Minimal requirements for the CPU version:
- Python2.7
- NumPy 1.8+
- SciPy
- GCC (or another C-compiler)
Optional requirement for faster CPU version:
- FFTW3
- pyFFTW 0.10+
To offload computations to the GPU the following is also required
- OpenCL1.1+
- pyopencl
- clFFT
- gpyfft
Recommended for installation
- git
- pip
If you already have fulfilled the requirements, the installation should be as easy as opening up a shell and typing
git clone https://github.com/haddocking/powerfit.git
cd powerfit
sudo python setup.py install
If you are starting from a clean system, follow the instructions for your particular operating system as described below, they should get you up and running in no time.
First install docker by following the instructions.
A docker container comprised of PowerFit and its CPU/GPU dependencies can be created for your compute platform as follows
docker build -t haddocking/powerfit:v2.1.0 -f Dockerfile .
docker run haddocking/powerfit:v2.1.0 <map> <resolution> <pdb>
Linux systems usually already include a Python2.7 distribution. First make sure the Python header files, NumPy, SciPy, and git are available by opening up a terminal and typing for Debian and Ubuntu systems
sudo apt-get install python-dev python-numpy python-scipy git
If you are working on Fedora, this should be replaced by
sudo yum install python-devel numpy scipy git
Sit back and wait till the compilation and installation is finished. Your system is now prepared, follow the general instructions above to install PowerFit.
First install git by following the instructions on their website, or using a package manager such as brew
brew install git
Next install pip, the Python package manager, by following the installation instructions on the website or open a terminal and type
sudo easy_install pip
Next, install NumPy and SciPy by typing
sudo pip install numpy scipy
Wait for the installation to finish. Follow the general instructions above to install PowerFit.
Installing pyFFTW for faster CPU version can be done as follows using brew
brew install fftw
sudo pip install pyfftw
First install git for Windows, as it comes with a handy bash shell. Go to git-scm, download git and install it. Next, install a Python distribution with NumPy and Scipy included such as Anaconda. After installation, open up the bash shell shipped with git and follow the general instructions written above.
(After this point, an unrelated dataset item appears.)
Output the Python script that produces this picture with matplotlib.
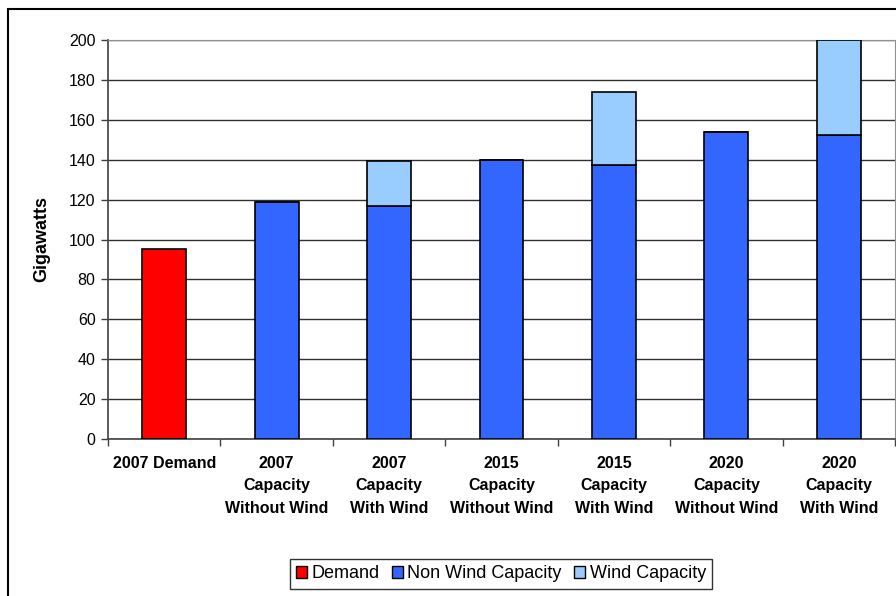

After installing PowerFit the command line tool powerfit should be at your disposal. The general pattern to invoke powerfit is
powerfit <map> <resolution> <pdb>
where <map> is a density map in CCP4 or MRC-format, <resolution> is the
resolution of the map in ångstrom, and <pdb> is an atomic model in the
PDB-format. This performs a 10° rotational search using the local
cross-correlation score on a single CPU-core. During the search, powerfit
will update you about the progress of the search if you are using it
interactively in the shell.
Running PowerFit in a docker container named powerfit on data located at
a hypothetical /path/to/data on your machine can be done as follows
docker run --rm -v /path/to/data:/data powerfit \
powerfit /data/<map> <resolution> /data/<pdb> -d /data
First, to see all options and their descriptions type
powerfit --help
The information should explain all options decently. In addtion, here are some examples for common operations.
To perform a search with an approximate 24° rotational sampling interval
powerfit <map> <resolution> <pdb> -a 24
To use multiple CPU cores with laplace pre-filter and 5° rotational interval
powerfit <map> <resolution> <pdb> -p 4 -l -a 5
To off-load computations to the GPU and use the core-weighted scoring function and write out the top 15 solutions
powerfit <map> <resolution> <pdb> -g -cw -n 15
Note that all options can be combined except for the -g and -p flag:
calculations are either performed on the CPU or GPU.
When the search is finished, several output files are created
- fit_N.pdb: the top N best fits.
- solutions.out: all the non-redundant solutions found, ordered by their correlation score. The first column shows the rank, column 2 the correlation score, column 3 and 4 the Fisher z-score and the number of standard deviations (see N. Volkmann 2009, and Van Zundert and Bonvin 2016); column 5 to 7 are the x, y and z coordinate of the center of the chain; column 8 to 17 are the rotation matrix values.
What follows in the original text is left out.